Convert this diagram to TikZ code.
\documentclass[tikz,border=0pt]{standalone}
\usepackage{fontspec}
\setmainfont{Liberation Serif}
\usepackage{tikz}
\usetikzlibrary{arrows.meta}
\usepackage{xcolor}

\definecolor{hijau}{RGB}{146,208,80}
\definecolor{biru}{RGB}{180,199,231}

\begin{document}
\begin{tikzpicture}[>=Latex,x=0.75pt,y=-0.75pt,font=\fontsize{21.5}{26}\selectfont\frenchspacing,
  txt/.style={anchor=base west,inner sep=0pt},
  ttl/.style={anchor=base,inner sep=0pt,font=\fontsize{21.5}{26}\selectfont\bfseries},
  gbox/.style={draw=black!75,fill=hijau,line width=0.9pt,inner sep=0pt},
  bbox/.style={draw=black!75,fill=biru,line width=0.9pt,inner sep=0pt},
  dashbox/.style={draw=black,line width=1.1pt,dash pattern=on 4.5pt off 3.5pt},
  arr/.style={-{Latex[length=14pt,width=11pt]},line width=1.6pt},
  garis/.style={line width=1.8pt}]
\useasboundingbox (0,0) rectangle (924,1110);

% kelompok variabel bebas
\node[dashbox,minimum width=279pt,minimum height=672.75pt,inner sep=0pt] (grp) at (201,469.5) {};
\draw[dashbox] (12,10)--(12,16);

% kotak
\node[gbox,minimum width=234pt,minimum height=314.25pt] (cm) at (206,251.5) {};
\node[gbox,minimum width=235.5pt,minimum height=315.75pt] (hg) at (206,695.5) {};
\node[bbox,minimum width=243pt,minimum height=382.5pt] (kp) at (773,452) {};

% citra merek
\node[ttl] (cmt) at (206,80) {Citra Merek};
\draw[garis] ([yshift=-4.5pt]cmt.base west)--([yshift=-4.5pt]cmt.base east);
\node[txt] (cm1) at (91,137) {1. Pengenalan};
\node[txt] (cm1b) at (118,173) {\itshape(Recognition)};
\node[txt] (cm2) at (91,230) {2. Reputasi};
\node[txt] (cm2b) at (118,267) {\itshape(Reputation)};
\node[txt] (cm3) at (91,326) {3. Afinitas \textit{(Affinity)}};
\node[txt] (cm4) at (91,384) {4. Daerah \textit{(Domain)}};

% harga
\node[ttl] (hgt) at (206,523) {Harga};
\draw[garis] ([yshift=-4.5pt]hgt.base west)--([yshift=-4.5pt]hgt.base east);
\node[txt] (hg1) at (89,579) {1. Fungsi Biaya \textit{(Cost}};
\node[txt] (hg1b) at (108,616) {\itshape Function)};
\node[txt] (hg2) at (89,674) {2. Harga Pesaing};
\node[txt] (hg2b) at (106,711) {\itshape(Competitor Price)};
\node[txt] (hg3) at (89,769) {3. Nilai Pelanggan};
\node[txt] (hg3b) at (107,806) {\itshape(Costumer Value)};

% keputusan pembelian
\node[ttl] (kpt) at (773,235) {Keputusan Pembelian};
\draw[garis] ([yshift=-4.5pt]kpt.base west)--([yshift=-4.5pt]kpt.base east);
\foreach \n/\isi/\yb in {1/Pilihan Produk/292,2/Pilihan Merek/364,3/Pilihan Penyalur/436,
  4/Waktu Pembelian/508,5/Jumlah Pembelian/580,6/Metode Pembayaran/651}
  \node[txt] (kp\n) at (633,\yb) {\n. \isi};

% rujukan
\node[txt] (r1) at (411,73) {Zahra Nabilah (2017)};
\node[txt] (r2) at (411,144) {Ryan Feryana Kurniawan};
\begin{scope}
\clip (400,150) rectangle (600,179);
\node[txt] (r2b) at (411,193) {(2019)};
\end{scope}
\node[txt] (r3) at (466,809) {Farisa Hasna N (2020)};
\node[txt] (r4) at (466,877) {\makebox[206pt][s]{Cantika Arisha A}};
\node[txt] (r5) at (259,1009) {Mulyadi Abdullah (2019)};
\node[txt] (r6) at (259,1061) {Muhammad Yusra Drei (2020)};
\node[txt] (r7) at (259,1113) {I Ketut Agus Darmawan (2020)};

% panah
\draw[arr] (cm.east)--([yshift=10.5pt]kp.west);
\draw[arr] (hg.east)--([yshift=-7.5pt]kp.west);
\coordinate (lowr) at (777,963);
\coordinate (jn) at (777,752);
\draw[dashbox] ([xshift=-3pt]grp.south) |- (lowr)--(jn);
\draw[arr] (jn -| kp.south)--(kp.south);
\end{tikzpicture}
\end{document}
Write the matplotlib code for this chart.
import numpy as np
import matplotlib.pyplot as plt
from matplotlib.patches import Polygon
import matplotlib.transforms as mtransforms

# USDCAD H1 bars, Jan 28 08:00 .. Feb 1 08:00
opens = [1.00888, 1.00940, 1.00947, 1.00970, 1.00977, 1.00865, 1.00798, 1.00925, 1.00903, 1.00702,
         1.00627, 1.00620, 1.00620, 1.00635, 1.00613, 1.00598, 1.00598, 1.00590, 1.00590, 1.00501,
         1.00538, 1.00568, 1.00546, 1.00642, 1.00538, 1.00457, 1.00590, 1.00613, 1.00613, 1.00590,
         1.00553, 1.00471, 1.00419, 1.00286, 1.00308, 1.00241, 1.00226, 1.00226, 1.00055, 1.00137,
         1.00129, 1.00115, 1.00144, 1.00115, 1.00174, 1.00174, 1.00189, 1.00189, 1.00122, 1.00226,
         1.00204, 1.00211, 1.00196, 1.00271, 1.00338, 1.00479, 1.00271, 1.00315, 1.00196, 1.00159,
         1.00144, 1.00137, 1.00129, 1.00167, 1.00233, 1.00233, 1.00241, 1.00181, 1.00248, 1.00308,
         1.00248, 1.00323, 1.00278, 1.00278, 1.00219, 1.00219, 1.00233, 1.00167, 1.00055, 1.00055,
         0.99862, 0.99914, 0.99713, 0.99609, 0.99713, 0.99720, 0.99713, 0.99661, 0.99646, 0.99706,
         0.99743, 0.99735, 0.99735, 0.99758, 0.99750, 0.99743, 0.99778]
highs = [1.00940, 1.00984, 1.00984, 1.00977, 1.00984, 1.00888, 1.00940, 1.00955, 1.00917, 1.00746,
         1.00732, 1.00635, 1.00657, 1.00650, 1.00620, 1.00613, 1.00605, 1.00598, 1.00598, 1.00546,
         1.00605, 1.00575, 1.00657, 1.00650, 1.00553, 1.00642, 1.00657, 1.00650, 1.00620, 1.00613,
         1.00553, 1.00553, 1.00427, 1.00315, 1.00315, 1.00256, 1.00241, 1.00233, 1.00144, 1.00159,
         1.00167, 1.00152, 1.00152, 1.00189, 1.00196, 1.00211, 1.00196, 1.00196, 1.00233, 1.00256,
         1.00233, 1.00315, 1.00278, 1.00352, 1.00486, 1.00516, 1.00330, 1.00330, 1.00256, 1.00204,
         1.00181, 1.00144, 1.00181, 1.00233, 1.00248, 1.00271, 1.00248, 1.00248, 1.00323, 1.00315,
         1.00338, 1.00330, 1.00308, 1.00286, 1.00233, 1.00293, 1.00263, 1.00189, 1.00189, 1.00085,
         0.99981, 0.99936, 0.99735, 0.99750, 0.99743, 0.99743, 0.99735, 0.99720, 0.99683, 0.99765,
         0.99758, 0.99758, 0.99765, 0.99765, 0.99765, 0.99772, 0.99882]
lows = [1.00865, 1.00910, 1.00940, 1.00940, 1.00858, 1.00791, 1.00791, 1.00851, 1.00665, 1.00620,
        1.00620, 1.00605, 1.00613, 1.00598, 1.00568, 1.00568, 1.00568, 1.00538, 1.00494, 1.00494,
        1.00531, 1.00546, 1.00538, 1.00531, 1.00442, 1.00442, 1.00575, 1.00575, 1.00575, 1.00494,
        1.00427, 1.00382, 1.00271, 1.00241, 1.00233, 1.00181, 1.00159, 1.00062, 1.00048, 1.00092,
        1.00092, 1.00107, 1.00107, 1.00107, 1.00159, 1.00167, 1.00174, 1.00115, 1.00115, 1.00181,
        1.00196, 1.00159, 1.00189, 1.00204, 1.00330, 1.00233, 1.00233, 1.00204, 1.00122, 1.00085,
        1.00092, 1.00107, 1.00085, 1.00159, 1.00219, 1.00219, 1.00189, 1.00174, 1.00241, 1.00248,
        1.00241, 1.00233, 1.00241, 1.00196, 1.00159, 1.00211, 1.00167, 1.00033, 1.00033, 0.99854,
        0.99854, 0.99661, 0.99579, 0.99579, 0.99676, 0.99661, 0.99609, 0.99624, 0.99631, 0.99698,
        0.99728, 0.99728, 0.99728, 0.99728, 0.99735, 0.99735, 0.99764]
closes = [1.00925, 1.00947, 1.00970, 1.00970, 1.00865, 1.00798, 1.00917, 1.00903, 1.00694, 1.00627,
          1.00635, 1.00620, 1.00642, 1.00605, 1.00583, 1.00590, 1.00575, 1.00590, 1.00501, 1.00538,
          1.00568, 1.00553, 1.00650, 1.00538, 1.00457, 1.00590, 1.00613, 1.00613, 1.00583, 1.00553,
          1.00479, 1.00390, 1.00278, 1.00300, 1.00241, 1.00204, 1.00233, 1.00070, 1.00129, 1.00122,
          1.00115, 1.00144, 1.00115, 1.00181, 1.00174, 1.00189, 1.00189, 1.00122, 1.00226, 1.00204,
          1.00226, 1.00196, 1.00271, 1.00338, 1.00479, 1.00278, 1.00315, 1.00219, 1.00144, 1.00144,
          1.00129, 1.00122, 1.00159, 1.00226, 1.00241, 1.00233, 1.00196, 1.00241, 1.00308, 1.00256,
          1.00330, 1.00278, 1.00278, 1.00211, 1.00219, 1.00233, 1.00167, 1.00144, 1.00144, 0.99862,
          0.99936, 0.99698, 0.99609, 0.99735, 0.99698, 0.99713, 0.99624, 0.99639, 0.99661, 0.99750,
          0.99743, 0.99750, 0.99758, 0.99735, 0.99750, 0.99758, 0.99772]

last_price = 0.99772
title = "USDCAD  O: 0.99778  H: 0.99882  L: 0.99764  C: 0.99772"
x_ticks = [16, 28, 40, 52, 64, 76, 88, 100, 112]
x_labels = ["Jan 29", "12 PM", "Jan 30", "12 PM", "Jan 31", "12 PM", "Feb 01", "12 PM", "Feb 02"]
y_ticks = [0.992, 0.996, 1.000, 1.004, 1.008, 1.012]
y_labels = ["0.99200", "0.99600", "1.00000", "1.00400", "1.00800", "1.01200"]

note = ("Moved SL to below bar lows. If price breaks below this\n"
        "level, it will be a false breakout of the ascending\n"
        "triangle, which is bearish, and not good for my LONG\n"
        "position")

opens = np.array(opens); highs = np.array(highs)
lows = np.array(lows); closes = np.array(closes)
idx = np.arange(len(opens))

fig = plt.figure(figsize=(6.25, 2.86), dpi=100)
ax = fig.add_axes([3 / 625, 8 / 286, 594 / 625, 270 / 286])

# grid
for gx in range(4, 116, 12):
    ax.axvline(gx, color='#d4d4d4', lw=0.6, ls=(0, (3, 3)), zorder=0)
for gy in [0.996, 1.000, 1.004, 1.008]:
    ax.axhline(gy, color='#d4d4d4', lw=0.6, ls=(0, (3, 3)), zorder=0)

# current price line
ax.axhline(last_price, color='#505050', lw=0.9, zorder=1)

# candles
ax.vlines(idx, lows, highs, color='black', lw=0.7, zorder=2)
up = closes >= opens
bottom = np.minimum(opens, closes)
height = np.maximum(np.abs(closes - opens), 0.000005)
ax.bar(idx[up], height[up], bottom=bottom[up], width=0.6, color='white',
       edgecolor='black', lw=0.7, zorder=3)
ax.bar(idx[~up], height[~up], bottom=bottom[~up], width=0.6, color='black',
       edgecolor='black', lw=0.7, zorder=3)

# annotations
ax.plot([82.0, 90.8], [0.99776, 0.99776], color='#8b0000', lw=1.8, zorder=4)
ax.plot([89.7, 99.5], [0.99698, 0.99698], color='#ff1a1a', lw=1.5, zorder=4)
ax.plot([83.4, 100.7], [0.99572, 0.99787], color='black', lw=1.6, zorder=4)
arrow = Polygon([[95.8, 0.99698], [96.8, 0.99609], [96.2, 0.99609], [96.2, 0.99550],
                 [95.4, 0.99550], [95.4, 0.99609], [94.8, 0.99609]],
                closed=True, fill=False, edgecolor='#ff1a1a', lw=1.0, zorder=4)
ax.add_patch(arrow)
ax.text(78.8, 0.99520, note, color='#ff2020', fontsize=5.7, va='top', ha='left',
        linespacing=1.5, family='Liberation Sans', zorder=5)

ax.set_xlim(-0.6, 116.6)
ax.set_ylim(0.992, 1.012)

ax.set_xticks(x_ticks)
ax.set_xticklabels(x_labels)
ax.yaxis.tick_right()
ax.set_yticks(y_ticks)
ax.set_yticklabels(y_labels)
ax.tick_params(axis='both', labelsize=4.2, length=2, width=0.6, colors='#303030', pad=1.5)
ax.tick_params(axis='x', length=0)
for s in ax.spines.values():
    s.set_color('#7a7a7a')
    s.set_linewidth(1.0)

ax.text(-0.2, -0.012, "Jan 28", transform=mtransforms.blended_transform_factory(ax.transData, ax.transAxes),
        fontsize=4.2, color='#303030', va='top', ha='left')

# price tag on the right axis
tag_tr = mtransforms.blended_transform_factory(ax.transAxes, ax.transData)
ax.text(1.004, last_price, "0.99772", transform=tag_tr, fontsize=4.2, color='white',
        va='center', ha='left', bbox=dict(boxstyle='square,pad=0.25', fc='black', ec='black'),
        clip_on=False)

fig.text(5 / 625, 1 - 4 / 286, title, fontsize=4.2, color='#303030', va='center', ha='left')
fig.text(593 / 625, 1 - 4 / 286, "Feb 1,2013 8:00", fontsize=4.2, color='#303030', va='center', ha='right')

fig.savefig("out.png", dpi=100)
_ _ _
# TASK INSTRUCTIONS
Retype only this portion of the data above: the line containing "Write the matplotlib code for this chart.", the line containing "import matplotlib.transforms as mtransforms", and all lines between them, exactly.

# FINAL RESULT
Write the matplotlib code for this chart.
import numpy as np
import matplotlib.pyplot as plt
from matplotlib.patches import Polygon
import matplotlib.transforms as mtransforms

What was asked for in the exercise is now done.